Exercise aim -
Copy exactly, please, the lines of the data from its start through the line containing "from matplotlib.lines import Line2D".

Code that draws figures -

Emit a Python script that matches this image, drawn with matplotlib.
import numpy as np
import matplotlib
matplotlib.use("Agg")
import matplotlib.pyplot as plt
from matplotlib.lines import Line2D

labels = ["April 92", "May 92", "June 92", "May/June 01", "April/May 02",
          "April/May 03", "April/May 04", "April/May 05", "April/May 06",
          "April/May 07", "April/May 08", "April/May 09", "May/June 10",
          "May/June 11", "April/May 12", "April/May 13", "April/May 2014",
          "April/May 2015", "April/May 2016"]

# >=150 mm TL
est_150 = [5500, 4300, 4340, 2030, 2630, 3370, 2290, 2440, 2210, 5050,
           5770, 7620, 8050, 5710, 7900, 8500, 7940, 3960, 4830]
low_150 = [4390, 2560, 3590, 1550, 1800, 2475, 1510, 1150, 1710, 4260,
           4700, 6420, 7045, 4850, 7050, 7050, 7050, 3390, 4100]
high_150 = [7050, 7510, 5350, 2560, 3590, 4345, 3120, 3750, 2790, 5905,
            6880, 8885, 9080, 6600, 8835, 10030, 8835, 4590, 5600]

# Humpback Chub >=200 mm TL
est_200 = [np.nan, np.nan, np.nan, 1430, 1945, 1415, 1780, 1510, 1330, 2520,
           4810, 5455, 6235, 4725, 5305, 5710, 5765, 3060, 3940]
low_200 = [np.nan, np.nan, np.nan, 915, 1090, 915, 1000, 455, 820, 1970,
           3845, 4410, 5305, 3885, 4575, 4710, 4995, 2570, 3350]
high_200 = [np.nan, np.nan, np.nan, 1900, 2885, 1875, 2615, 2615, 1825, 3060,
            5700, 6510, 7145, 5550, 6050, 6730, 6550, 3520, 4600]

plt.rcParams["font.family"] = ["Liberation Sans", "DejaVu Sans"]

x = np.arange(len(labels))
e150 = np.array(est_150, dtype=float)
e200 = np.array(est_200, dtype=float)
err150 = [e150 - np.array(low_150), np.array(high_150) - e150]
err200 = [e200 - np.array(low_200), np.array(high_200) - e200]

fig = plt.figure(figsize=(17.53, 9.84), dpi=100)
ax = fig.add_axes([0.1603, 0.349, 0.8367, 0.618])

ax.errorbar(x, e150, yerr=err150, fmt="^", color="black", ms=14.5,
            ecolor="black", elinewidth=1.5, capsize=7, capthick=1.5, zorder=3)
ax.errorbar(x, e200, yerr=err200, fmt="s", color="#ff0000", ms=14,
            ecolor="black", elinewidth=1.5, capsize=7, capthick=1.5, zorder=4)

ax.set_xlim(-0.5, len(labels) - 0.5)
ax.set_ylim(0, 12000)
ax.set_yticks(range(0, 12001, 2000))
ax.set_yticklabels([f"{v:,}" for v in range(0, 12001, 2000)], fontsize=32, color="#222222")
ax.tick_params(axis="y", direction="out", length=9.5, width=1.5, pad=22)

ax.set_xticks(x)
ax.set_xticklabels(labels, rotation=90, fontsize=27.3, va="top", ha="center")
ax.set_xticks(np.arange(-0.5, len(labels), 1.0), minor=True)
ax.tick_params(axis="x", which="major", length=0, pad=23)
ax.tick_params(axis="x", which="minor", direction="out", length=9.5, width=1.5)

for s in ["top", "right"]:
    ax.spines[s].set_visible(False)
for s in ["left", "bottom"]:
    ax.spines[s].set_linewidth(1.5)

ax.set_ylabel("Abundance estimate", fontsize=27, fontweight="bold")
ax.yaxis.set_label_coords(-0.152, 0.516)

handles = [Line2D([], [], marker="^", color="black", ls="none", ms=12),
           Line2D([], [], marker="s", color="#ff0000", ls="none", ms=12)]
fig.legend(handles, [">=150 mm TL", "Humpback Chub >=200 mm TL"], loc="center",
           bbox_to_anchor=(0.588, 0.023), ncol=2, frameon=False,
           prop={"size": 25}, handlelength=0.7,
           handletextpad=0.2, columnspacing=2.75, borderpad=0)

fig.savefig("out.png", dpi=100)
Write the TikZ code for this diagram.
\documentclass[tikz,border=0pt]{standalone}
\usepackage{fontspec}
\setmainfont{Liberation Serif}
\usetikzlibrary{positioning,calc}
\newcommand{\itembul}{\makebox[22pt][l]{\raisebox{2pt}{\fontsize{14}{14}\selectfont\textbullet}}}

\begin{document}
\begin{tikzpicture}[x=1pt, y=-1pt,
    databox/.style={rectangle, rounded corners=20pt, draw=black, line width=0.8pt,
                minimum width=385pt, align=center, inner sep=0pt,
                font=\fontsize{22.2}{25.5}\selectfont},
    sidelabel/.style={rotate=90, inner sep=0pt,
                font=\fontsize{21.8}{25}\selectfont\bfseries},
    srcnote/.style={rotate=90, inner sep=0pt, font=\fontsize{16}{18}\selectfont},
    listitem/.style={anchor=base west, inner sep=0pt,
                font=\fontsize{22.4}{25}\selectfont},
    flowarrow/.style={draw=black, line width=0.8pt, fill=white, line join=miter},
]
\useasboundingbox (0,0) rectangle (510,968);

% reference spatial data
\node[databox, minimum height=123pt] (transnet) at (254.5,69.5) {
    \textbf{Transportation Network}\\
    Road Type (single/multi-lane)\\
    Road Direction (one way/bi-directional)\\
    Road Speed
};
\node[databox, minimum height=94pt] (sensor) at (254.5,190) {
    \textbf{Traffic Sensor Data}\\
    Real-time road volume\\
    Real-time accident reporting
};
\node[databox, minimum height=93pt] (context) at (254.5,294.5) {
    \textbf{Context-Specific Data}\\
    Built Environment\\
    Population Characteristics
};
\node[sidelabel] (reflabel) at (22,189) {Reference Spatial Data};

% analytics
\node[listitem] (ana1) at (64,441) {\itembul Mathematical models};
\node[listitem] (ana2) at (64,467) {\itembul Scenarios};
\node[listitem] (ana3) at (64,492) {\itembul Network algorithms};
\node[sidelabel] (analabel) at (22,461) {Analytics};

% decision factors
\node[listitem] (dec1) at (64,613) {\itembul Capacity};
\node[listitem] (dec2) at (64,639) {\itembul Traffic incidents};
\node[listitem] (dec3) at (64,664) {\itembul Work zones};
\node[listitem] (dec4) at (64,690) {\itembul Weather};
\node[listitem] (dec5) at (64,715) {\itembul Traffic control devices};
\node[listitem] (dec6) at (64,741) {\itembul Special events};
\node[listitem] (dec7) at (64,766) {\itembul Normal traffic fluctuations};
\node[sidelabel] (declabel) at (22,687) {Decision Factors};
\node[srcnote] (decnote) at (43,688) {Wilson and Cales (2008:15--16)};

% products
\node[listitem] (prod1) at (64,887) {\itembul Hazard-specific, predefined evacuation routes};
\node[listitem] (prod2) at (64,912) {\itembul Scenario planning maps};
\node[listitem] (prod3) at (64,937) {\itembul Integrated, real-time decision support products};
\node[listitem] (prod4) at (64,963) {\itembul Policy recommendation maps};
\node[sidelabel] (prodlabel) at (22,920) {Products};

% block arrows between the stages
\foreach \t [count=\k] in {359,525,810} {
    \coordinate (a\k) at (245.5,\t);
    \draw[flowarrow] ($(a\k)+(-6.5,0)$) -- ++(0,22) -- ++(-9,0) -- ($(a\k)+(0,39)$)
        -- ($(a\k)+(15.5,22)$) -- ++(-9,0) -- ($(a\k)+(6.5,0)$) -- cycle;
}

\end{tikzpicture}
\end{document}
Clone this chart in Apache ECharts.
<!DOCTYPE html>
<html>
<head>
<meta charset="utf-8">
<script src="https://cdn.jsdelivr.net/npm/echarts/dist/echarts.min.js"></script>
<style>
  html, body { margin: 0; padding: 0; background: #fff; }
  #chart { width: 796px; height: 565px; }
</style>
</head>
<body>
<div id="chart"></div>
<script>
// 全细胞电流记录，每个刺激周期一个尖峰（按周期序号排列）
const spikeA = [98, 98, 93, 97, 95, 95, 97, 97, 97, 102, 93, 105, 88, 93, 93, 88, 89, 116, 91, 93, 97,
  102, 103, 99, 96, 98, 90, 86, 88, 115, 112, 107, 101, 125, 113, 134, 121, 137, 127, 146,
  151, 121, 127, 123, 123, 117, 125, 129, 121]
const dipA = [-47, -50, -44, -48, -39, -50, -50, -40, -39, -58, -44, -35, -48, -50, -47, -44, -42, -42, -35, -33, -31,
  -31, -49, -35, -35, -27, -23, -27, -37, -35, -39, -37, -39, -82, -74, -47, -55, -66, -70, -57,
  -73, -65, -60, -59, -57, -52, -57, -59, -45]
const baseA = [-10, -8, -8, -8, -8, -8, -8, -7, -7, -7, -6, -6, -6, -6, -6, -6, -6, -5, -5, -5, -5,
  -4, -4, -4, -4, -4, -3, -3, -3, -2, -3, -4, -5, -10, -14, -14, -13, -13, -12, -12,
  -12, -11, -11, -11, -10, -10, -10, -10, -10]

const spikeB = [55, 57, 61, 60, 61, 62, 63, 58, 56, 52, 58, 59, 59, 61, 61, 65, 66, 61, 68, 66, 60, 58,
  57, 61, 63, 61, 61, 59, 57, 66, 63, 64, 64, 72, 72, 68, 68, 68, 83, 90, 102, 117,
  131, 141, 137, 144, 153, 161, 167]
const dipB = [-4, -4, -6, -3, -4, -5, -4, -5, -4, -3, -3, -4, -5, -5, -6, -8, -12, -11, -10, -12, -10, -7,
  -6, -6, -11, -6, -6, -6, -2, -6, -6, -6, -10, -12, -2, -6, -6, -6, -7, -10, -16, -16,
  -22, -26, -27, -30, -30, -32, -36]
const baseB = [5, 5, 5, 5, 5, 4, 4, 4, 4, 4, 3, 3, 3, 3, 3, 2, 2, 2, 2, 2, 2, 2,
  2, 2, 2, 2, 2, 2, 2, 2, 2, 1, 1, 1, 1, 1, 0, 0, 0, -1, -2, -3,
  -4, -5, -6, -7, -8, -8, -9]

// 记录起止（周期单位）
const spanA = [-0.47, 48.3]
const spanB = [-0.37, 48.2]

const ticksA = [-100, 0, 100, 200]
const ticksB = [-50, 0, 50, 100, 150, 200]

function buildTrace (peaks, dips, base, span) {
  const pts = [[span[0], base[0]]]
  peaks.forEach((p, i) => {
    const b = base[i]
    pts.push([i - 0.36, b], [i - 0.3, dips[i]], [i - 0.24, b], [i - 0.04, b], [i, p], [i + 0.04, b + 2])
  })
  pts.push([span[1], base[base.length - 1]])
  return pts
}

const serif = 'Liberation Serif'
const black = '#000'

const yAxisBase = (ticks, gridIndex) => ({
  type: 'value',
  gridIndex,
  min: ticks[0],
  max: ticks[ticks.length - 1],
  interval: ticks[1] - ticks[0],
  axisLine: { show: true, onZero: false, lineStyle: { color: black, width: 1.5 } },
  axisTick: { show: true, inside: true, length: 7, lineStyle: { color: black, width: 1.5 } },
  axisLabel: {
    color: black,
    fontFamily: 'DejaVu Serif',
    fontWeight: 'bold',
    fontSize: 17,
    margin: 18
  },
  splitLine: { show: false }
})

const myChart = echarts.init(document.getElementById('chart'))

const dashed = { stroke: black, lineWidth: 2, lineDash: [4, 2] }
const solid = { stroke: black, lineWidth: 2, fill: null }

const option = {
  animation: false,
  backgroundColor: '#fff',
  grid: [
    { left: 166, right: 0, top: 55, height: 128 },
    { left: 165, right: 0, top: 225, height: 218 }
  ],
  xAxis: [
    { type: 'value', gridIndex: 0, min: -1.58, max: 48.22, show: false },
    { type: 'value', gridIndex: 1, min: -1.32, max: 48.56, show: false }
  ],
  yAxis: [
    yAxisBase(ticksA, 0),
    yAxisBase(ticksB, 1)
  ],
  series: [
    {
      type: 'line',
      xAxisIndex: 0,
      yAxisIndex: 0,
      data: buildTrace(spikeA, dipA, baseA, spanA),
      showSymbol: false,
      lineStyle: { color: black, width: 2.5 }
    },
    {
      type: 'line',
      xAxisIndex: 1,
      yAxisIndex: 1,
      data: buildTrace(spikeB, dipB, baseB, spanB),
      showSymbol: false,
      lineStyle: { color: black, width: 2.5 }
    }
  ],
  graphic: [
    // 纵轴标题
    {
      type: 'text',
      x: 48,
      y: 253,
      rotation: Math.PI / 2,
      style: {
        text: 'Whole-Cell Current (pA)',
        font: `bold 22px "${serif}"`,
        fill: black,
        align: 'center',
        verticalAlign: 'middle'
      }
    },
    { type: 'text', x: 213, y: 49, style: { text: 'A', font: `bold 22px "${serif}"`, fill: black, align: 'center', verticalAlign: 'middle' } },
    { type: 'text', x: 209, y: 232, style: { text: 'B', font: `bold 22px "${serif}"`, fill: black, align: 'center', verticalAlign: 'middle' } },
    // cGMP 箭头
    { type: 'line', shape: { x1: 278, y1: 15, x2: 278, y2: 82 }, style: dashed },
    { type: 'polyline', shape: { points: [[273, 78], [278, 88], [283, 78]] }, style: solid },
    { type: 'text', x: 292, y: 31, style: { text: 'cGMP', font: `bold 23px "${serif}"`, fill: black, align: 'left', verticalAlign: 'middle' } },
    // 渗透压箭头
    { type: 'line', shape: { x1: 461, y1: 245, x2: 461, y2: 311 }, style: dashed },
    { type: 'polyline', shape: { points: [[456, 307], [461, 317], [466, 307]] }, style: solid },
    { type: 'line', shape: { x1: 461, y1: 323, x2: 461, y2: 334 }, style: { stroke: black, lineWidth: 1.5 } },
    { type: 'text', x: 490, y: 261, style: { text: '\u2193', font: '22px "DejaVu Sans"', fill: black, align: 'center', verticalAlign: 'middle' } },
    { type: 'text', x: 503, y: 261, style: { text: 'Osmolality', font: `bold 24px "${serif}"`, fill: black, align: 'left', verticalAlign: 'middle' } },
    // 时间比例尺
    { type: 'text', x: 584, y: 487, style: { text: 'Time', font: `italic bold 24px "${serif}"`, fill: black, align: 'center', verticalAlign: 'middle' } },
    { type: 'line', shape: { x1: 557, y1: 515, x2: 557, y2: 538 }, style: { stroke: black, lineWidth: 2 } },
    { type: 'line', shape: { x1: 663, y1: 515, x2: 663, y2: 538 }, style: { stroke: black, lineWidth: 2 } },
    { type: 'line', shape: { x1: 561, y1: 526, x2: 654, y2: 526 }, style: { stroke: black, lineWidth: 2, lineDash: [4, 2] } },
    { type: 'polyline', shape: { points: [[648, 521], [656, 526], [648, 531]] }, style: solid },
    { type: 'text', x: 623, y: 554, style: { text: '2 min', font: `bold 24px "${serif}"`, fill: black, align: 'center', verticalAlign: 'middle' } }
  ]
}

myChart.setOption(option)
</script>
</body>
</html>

Result of this task -
Emit a Python script that matches this image, drawn with matplotlib.
import numpy as np
import matplotlib
matplotlib.use("Agg")
import matplotlib.pyplot as plt
from matplotlib.lines import Line2D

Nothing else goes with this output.